Metroland move further away


The corporate newspaper industry in Canada is facing hard times, and has been for some time now. The large chains are cutting jobs, even closing many of their papers in smaller markets. For a few years now, Metroland Media, a subsidiary of Torstar Corporation, which own a number of newspapers in Ontario, including the Kemptville Advance, have been cutting back on their operations. In January of this year, they closed the Guelph Mercury, which had been in print since 1867, laying off 23 full-time and 3 part-time employees.

The Advance was a local paper here, too, from the time W. E. Walt started it in 1889 until Metroland bought it out from Runge Publishing Inc. in 2005. In 2011, Metroland bought out Performance Printing Ltd., who publish the EMC chain. Since then, Metroland have closed the Advance operation in North Grenville and moved it to Smith’s Falls, where Performance Printing’s offices are located. Although Metroland continue to employ a few people locally, they have started to cut back in that area also.

One avenue they have taken to stay in business is to outsource much of their work abroad. Now, they have decided to send their graphic design work for the Advance, and other papers, to India, making their motto, “Connected to your community” seem somewhat hollow. Three years ago, a graphic designer for Metroland was laid off and wrote the following about the decision:

“I worked for the Metroland chain of newspapers for 23 years. As a graphic designer who built ads, flyers, newspapers and other print material, I lost my job three years ago to India. Yes, that’s right, my graphic design job at a community newspaper was outsourced to India where people can do my job for a fraction of the price, while the local advertisers are still paying the ridiculous line rate they’ve always paid. So much for the [local newspaper] serving its local community when it won’t employ community residents and where minimum wage and poverty go hand-in-hand. Some say that may be better than shutting the newspaper down altogether, but the hypocrisy is nauseating. Those community newspapers who outsource jobs still push the slogan “shop locally and support you local advertisers”. How can someone like myself do that if I don’t have a job? Or am facing a minimum wage job at the very best because I happen to live in a rural area?”

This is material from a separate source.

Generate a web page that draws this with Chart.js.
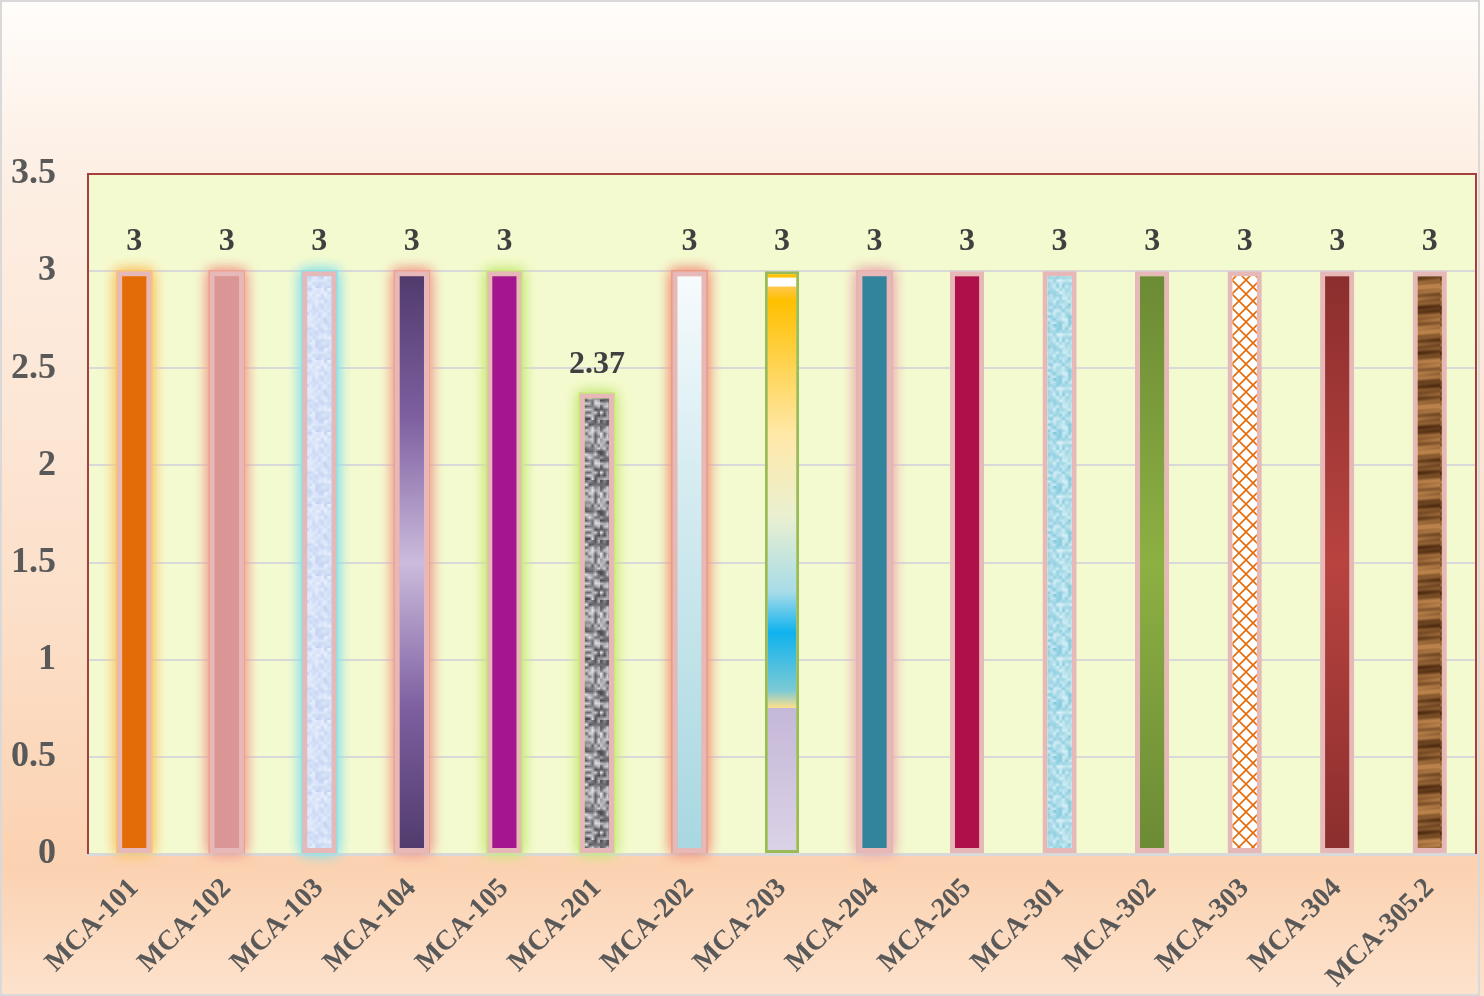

In an era of globalisation, this kind of reassigning work is becoming more and more common. Car plants, manufacturing jobs generally, are being lost to countries where workers are paid very low, or even minimum-wage, for skilled work. Free trade is not particularly free of cost to workers who are replaced by outsourcing to India, China or South Korea. It now seems that those advertisements in “local” newspapers owned by corporations like Metroland Media [Torstar Corp], or in publications these companies produce, will now be designed and prepared outside Canada, while Canadians will find themselves unemployed.

Employees of Metroland Media, Sun Media and others are now beginning to wonder how safe their jobs are and how long it will be before news reports on local politics and events are being uploaded from Mumbai or Beijing.


  1. I worked for a newspaper that was gobbled up by Metroland and outsourced all of the graphic design to Pune, India.

    By the time Metroland was done with us we went from a creative department of 25+ people to nothing but 4 people who continued to manage the catastrophe with mind-numbing beurocratic and ultimately unsatisfactory work via an internet platform for monitoring if ads were done or not.

    The sales staff found it to be infuriating to communicate with the designers in India about unsatisfied local advertisers – and the few staff that remained always had to fix their design errors – even though not contracted to do so.

    I eventually found myself with another Metroland run operation and it was the same scenario – except the sales staff and the locals didn’t want their ads designed in India. Saving a buck on the corporate level was failing miserably – and publication deadlines suffered.

    This is a sign of the times; skilled and trained graphic designers who have spent money on education and time in the field are left to compete with teenagers overseas who will design a substandard logo for a few dollars. Most graphic design positions are posted with wages that are the same as any unskilled labour job, such as Walmart or Starbucks, sometimes less. Numerous Canadian companies are very guilty of this tragic non-appreciation of graphic designers as professionals worthy of a decent wage, and they usually expect you to be a web developer and social media expert as well. Three for the price of one!

    Why not be a plumber, painter, and carpenter all in one instead?

    It is a sad reality, and I urge anyone in Canada to seriously re-think the passion they feel to enter the industry; especially if it involves years of expensive education which will never be honoured in the workplace.

    Or, fight back and demand appropriate wages! And demand work to be done locally, for local publications!